03 December 2005

INTERESTING WEEK MUSCIALLY

Cool stuff that happened this week in the music/culture wars from the folks at www.musiciansfriends.com. See if any of this makes you go “No kiddin’!” or “I didn’t know that.”

1957: Ed Sullivan hosts the TV debuts of Sam Cooke, and Buddy Holly and the Crickets.

1968: Graham Nash quits the Hollies, then announces the formation of Crosby, Stills and Nash.

1969: Altamont Speedway concert with the Stones; Airplane; Santana; and C, S, N and Y on the playbill and the Hell’s Angels providing security. Four people are killed. The documentary of the debacle, “Gimme Shelter” (many consider it marks the end of the flower generation) shows the following year.

1971: The Montreux Casino in Geneva, Switzerland, catches fire during a show by the Mothers of Invention, inspiring Deep Purple's "Smoke on the Water.” Deep Purple was across Lake Geneva from Montreaux watching the fire from their hotel and the smoke drifted across the lake … hence the song's title.

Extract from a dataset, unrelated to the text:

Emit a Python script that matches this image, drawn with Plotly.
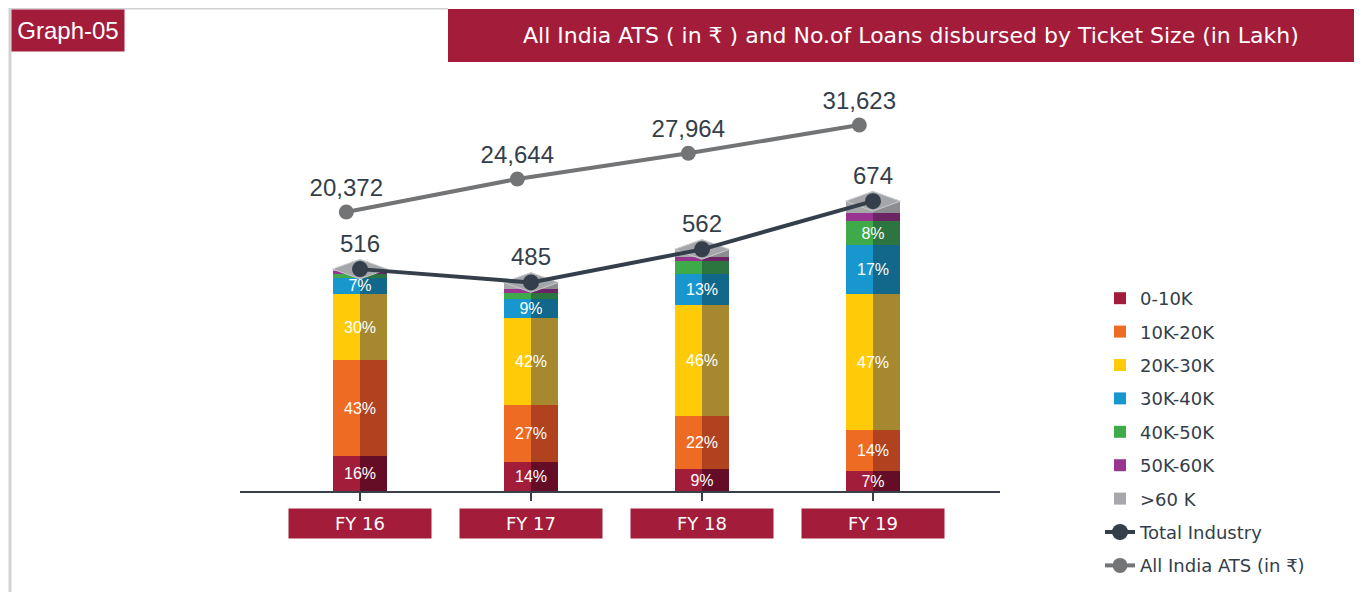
import plotly.graph_objects as go

# ---------------- data ----------------
years = ["FY 16", "FY 17", "FY 18", "FY 19"]
total_industry = [516, 485, 562, 674]          # No. of loans (in lakh)
ats = [20372, 24644, 27964, 31623]             # All India ATS (in ₹)

segments = ["0-10K", "10K-20K", "20K-30K", "30K-40K", "40K-50K", "50K-60K", ">60 K"]
share_0_10 = [16, 14, 9, 7]
share_10_20 = [43, 27, 22, 14]
share_20_30 = [30, 42, 46, 47]
share_30_40 = [7, 9, 13, 17]
share_40_50 = [2, 3, 5, 8]
share_50_60 = [1, 2, 2, 3]
share_60_plus = [1, 3, 3, 4]
shares = [share_0_10, share_10_20, share_20_30, share_30_40,
          share_40_50, share_50_60, share_60_plus]

# ---------------- style ----------------
PAD = 8                   # page body margin
W, H = 1362 - PAD, 592 - PAD
CRIMSON = "#A31C3A"
TEXT = "#343E4A"
FONT = "Liberation Sans, Arial, Helvetica, sans-serif"
WIDE = "DejaVu Sans, Verdana, sans-serif"
face_left = ["#A21D3A", "#EE6B24", "#FFCB08", "#1797CD", "#3FAA4A", "#973590", "#A6A8AB"]
face_right = ["#650D26", "#B0421F", "#A6892F", "#11688A", "#2C7440", "#6C2465", "#8B8D90"]
top_color = "#A4A6A9"

half_w = 0.16            # half bar width in category units
off = half_w / 2
diamond_h = 23           # iso depth of top face, in y units

px_per_x = 171
x0_px = 360
dom_l, dom_r = 240, 1000
base_px, top_px = 491, 70
px_per_unit = 0.43

def xp(px):
    return (px - PAD) / W

def yp(px):
    return 1 - (px - PAD) / H

x_range = [(dom_l - x0_px) / px_per_x, (dom_r - x0_px) / px_per_x]
y_range = [0, (base_px - top_px) / px_per_unit]
# ATS axis fitted so first / last points land near reference positions
s = (212 - 125) / (ats[-1] - ats[0])
y2_span = (base_px - top_px) / s
y2_lo = ats[0] - (base_px - 212) / s
y2_range = [y2_lo, y2_lo + y2_span]

fig = go.Figure()

idx = list(range(len(years)))
bar_x = []
for i in idx:
    bar_x += [i - off, i + off]

for k, name in enumerate(segments):
    vals = []
    cols = []
    for i in idx:
        v = shares[k][i] / 100 * total_industry[i]
        vals += [v, v]
        cols += [face_left[k], face_right[k]]
    fig.add_trace(go.Bar(
        x=bar_x, y=vals, width=half_w, name=name,
        marker=dict(color=cols, line=dict(width=0)),
        legendgroup=name, hoverinfo="skip"))

# top faces (iso diamonds) from totals
tx, ty = [], []
for i in idx:
    T = sum(shares[k][i] for k in range(len(segments))) / 100 * total_industry[i]
    tx += [i - half_w, i, i + half_w, i, i - half_w, None]
    ty += [T, T + diamond_h, T, T - diamond_h, T, None]
fig.add_trace(go.Scatter(x=tx, y=ty, mode="lines", fill="toself",
                         fillcolor=top_color, line=dict(color="#C9CBCD", width=1),
                         showlegend=False, hoverinfo="skip"))

# percentage labels
lx, ly, lt = [], [], []
for i in idx:
    cum = 0
    for k in range(len(segments)):
        v = shares[k][i] / 100 * total_industry[i]
        if shares[k][i] >= 7:
            lx.append(i)
            ly.append(cum + v / 2 - 4)
            lt.append(f"{shares[k][i]}%")
        cum += v
fig.add_trace(go.Scatter(x=lx, y=ly, text=lt, mode="text",
                         textfont=dict(color="white", size=16, family=FONT),
                         showlegend=False, hoverinfo="skip"))

# lines
fig.add_trace(go.Scatter(
    x=idx, y=total_industry, name="Total Industry", mode="lines+markers+text",
    line=dict(color="#343F4B", width=4), marker=dict(size=16, color="#343F4B"),
    text=[str(v) for v in total_industry], textposition="top center",
    textfont=dict(size=24, color=TEXT, family=FONT), legendgroup="ti", cliponaxis=False))
fig.add_trace(go.Scatter(
    x=[i - off for i in idx], y=ats, name="All India ATS (in ₹)", mode="lines+markers+text",
    line=dict(color="#737476", width=4), marker=dict(size=15, color="#737476"),
    text=[f"{v:,}" for v in ats], textposition="top center",
    textfont=dict(size=24, color=TEXT, family=FONT), yaxis="y2",
    legendgroup="ats", cliponaxis=False))

annotations = []
for i, yr in enumerate(years):
    annotations.append(dict(
        x=i, xref="x", y=yp(523.5), yref="paper", text=yr, showarrow=False,
        xanchor="center", yanchor="middle",
        bgcolor=CRIMSON, width=140, height=27, font=dict(color="white", size=18, family=WIDE)))
annotations.append(dict(
    x=xp(11), y=yp(9), xref="paper", yref="paper", xanchor="left", yanchor="top",
    text="Graph-05", showarrow=False, bgcolor=CRIMSON, width=110, height=39,
    font=dict(color="white", size=24, family=FONT)))
annotations.append(dict(
    x=xp(911), y=yp(35), xref="paper", yref="paper", xanchor="center", yanchor="middle",
    text="All India ATS ( in ₹ ) and No.of Loans disbursed by Ticket Size (in Lakh)",
    showarrow=False, font=dict(color="white", size=22, family=WIDE)))

shapes = [
    dict(type="rect", xref="paper", yref="paper", x0=xp(448), x1=1.0, y0=yp(62), y1=yp(9),
         fillcolor=CRIMSON, line=dict(width=0), layer="below"),
    dict(type="line", xref="paper", yref="paper", x0=xp(9), x1=xp(448), y0=yp(8), y1=yp(8),
         line=dict(color="#D2D2D2", width=3)),
    dict(type="line", xref="paper", yref="paper", x0=xp(10), x1=xp(10), y0=yp(8), y1=0,
         line=dict(color="#D2D2D2", width=3)),
]

fig.update_layout(
    width=W, height=H, barmode="stack", bargap=0,
    margin=dict(l=0, r=0, t=0, b=0),
    paper_bgcolor="white", plot_bgcolor="white",
    font=dict(family=FONT, color=TEXT),
    xaxis=dict(domain=[xp(dom_l), xp(dom_r)], range=x_range, showgrid=False, zeroline=False,
               showline=True, linecolor="#3A4049", linewidth=2,
               tickvals=idx, ticktext=["" for _ in idx], ticks="outside", ticklen=8,
               tickwidth=2, tickcolor="#3A4049", fixedrange=True),
    yaxis=dict(domain=[yp(base_px), yp(top_px)], range=y_range, visible=False, fixedrange=True),
    yaxis2=dict(domain=[yp(base_px), yp(top_px)], range=y2_range, overlaying="y",
                visible=False, fixedrange=True),
    showlegend=True,
    legend=dict(x=xp(1100), y=yp(280), xanchor="left", yanchor="top",
                traceorder="grouped", tracegroupgap=7,
                font=dict(size=18, color=TEXT, family=WIDE), bgcolor="rgba(0,0,0,0)"),
    annotations=annotations, shapes=shapes,
)

fig.write_html("out.html")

1972: Carly Simon releases "You're So Vain," a song which sets the whole country to wondering exactly who is so insufferably vain. Candidates include Mick Jagger (who sang on the record), Cat Stevens, Kris Kristofferson, and Warren Beatty. When asked if she's "gone with" Beatty, she says, "Hasn't everybody?" She later notes: "I felt I was one among thousands at that point – it hadn't reached, you know, the populations of small countries." In 2003 she volunteers to tell the highest bidder at a charity auction who the song is actually about, but only if the winner will abide by a confidentiality agreement. NBC exec Dick Ebersol paid $50,000, but he's not talking.

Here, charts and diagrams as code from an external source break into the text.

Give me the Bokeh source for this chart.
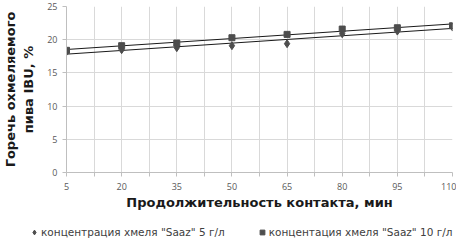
import numpy as np
from bokeh.plotting import figure
from bokeh.layouts import column
from bokeh.models import FixedTicker, Legend, LegendItem, Range1d
from bokeh.embed import file_html
from bokeh.resources import INLINE

# ---- data ----
contact_min = [5, 20, 35, 50, 65, 80, 95, 110]
saaz_5 = [18.2, 18.5, 18.8, 19.1, 19.4, 20.9, 21.3, 21.9]
saaz_10 = [18.4, 19.1, 19.5, 20.3, 20.8, 21.6, 21.8, 22.1]
y_ticks = [0, 5, 10, 15, 20, 25]
label_5 = 'концентрация хмеля "Saaz" 5 г/л'
label_10 = 'концентация хмеля "Saaz" 10 г/л'
x_title = "Продолжительность контакта, мин"
y_title = "Горечь охмеляемого\nпива IBU, %"

x_minor = [(a + b) / 2 for a, b in zip(contact_min[:-1], contact_min[1:])]

p = figure(width=456, height=226, output_backend="svg", toolbar_location=None,
           x_range=Range1d(contact_min[0], contact_min[-1]), y_range=Range1d(0, 25),
           min_border_left=53, min_border_right=4, min_border_top=6, min_border_bottom=54)
p.frame_align = False
p.outline_line_color = None
p.background_fill_color = "white"
p.border_fill_color = "white"

# grid
grid_color = "#d9d9d9"
p.xgrid.ticker = FixedTicker(ticks=sorted(contact_min + x_minor))
p.xgrid.grid_line_color = grid_color
p.ygrid.ticker = FixedTicker(ticks=y_ticks)
p.ygrid.grid_line_color = grid_color

# axes
axis_color = "#bfbfbf"
tick_font = "Open Sans"
p.xaxis.ticker = FixedTicker(ticks=contact_min, minor_ticks=x_minor)
p.yaxis.ticker = FixedTicker(ticks=y_ticks)
for ax in (p.xaxis, p.yaxis):
    ax.axis_line_color = axis_color
    ax.major_tick_line_color = axis_color
    ax.minor_tick_line_color = axis_color
    ax.major_tick_out = 4
    ax.major_tick_in = 0
    ax.minor_tick_out = 4
    ax.minor_tick_in = 0
    ax.major_label_text_font = tick_font
    ax.major_label_text_font_size = "9px"
    ax.major_label_text_color = "#595959"
    ax.axis_label_text_font = "DejaVu Sans"
    ax.axis_label_text_font_style = "bold"
    ax.axis_label_text_font_size = "13px"
    ax.axis_label_text_color = "#1a1a1a"
p.yaxis.minor_tick_line_color = None
p.xaxis.major_label_standoff = 6
p.yaxis.major_label_standoff = 5
p.xaxis.axis_label = x_title
p.xaxis.axis_label_standoff = 2
p.yaxis.axis_label = y_title
p.yaxis.axis_label_standoff = 8

# trend lines (least squares on the data)
xs = np.array(contact_min, dtype=float)
k5, b5 = np.polyfit(xs, saaz_5, 1)
k10, b10 = np.polyfit(xs, saaz_10, 1)
p.line(xs, k5 * xs + b5, line_color="#1a1a1a", line_width=1)
p.line(xs, k10 * xs + b10, line_color="#1a1a1a", line_width=1)

marker_color = "#4d4d4d"
p.scatter(contact_min, saaz_5, marker="diamond", size=8,
          fill_color=marker_color, line_color=marker_color)
p.scatter(contact_min, saaz_10, marker="square", size=6,
          fill_color=marker_color, line_color=marker_color)

# ---- legend strip below the chart (its ranges keep the proxy points out of view) ----
lg = figure(width=456, height=12, output_backend="svg", toolbar_location=None,
            x_range=Range1d(-2, -1), y_range=Range1d(-2, -1),
            x_axis_location=None, y_axis_location=None,
            min_border_left=0, min_border_right=0, min_border_top=0, min_border_bottom=0)
lg.frame_align = False
lg.outline_line_color = None
lg.xgrid.visible = False
lg.ygrid.visible = False
l5 = lg.scatter(x=contact_min[:1], y=saaz_5[:1], marker="diamond", size=8,
                fill_color=marker_color, line_color=marker_color)
l10 = lg.scatter(x=contact_min[:1], y=saaz_10[:1], marker="square", size=6,
                 fill_color=marker_color, line_color=marker_color)
legend = Legend(items=[LegendItem(label=label_5, renderers=[l5]),
                       LegendItem(label=label_10, renderers=[l10])],
                orientation="horizontal", location=(27, 0),
                padding=0, margin=0, spacing=30, glyph_width=14, glyph_height=12,
                label_height=12, label_standoff=0, label_text_font="DejaVu Sans",
                label_text_font_size="10.5px", label_text_color="#404040",
                background_fill_alpha=0, border_line_color=None)
lg.add_layout(legend, "center")

layout = column(p, lg, spacing=0)
open("out.html", "w").write(file_html(layout, INLINE))
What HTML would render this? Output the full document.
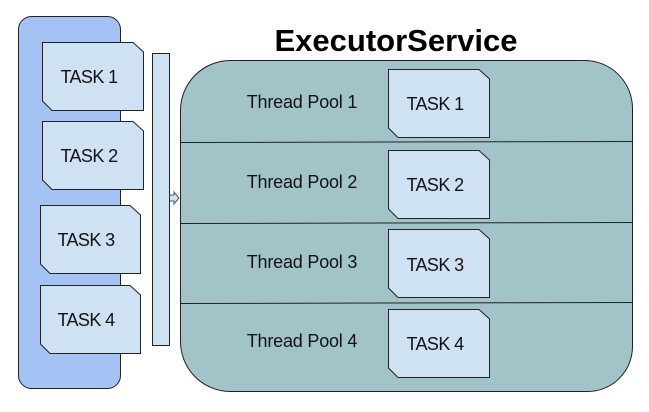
<!DOCTYPE html>
<html><head><style>html,body{margin:0;padding:0;background:#fff}</style></head><body>
<svg width="649" height="407" viewBox="0 0 649 407" xmlns="http://www.w3.org/2000/svg" font-family="Liberation Sans, sans-serif">
<rect x="18.5" y="16.5" width="102" height="372" rx="13" fill="#a4c2f4" stroke="#222" stroke-width="1"/>
<path d="M230,60.5 H585 A48,48 0 0 1 632.5,108 V346 A45,45 0 0 1 587,391.5 H230 A50,50 0 0 1 180.5,341 V110 A50,50 0 0 1 230,60.5 Z" fill="#a2c4c9" stroke="#222" stroke-width="1"/>
<line x1="180" y1="142.5" x2="632" y2="141.5" stroke="#222"/>
<line x1="180" y1="223.5" x2="632" y2="222.5" stroke="#222"/>
<line x1="180" y1="303.5" x2="632" y2="302.5" stroke="#222"/>
<rect x="152.5" y="53.5" width="17" height="292" fill="#cfe2f3" stroke="#222"/>
<path d="M170,195 h4 v-3 l5,6 l-5,6 v-3 h-4" fill="#cfe2f3" stroke="#555" stroke-width="1"/>
<g fill="#cfe2f3" stroke="#222" stroke-width="1">
<path d="M42.5,42.5 H133 L143.5,52 V110.5 H52 L42.5,101 Z"/>
<path d="M42.5,121.5 H133 L143.5,131 V189.5 H52 L42.5,180 Z"/>
<path d="M40.5,205.5 H130 L140.5,215 V273.5 H50 L40.5,264 Z"/>
<path d="M40.5,285.5 H130 L140.5,295 V353.5 H50 L40.5,344 Z"/>
<path d="M388.5,69.5 H479 L489.5,79 V137.5 H398 L388.5,128 Z"/>
<path d="M388.5,150.5 H479 L489.5,160 V218.5 H398 L388.5,209 Z"/>
<path d="M388.5,229.5 H479 L489.5,239 V297.5 H398 L388.5,288 Z"/>
<path d="M388.5,309.5 H479 L489.5,319 V377.5 H398 L388.5,368 Z"/>
</g>
<g font-size="18" fill="#111" text-anchor="middle" letter-spacing="-0.6">
<text x="89" y="83">TASK 1</text>
<text x="89" y="162">TASK 2</text>
<text x="86" y="246">TASK 3</text>
<text x="86" y="326">TASK 4</text>
<text x="435" y="110">TASK 1</text>
<text x="435" y="191">TASK 2</text>
<text x="435" y="271">TASK 3</text>
<text x="435" y="350">TASK 4</text>
</g>
<g font-size="18" fill="#111" text-anchor="middle" letter-spacing="-0.2">
<text x="302" y="108">Thread Pool 1</text>
<text x="302" y="188">Thread Pool 2</text>
<text x="302" y="268">Thread Pool 3</text>
<text x="302" y="347">Thread Pool 4</text>
</g>
<text x="396" y="51" font-size="31" font-weight="bold" text-anchor="middle" fill="#000">ExecutorService</text>
</svg>
</body></html>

1976: Bob Marley and the Wailers are rehearsing at Marley's house in Kingston, Jamaica, when seven gunmen appear and shower the house with a hail of gunfire. Marley, wife Rita, and manager Don Taylor are all hit but miraculously nobody is seriously injured. The band plays a gig two nights later.

1976: the Sex Pistols' Glenn Matlock uses the "F" word during an English TV interview and the resulting uproar proves that the Brits can be every bit as priggish and sanctimonious as the Yanks. Most of the Pistols' upcoming gigs are cancelled and by the next month they can't book a date anywhere in the U.K.

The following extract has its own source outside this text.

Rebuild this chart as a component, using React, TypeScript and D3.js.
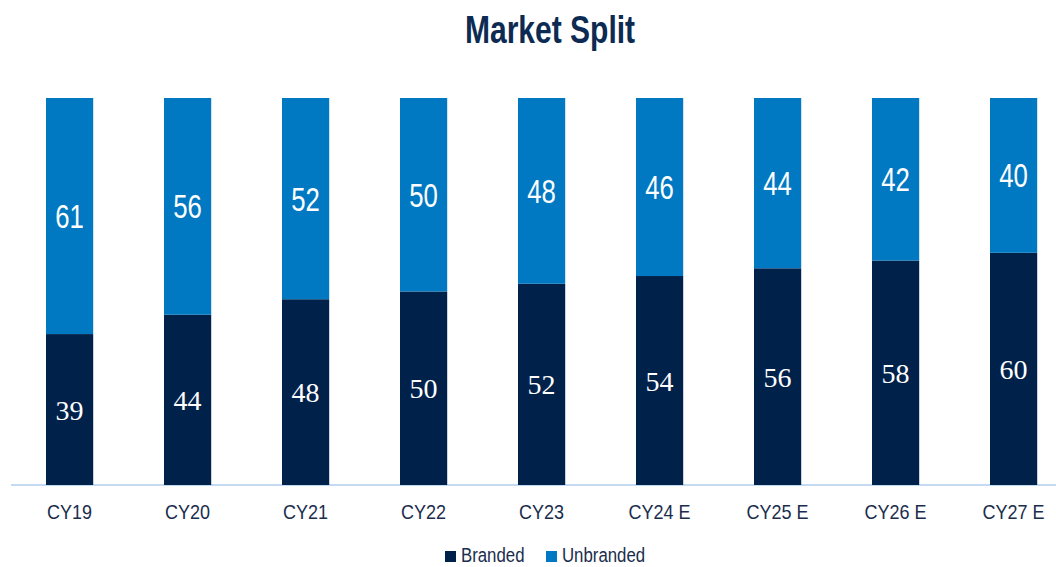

1986: Annie Lennox, lead singer for the Eurythmics, gets so carried away at a concert in Birmingham, England, that she rips off her bra, which is the only thing covering her breasts. This does not cause a national scandal, nor bring down the monarchy or British civilization like a latter similar Super Bowl event does.

1988: Roy Orbison dies; 1993: Frank Zappa dies at 53; 1996: Tiny Tim, (born Herbert Khaury) dies.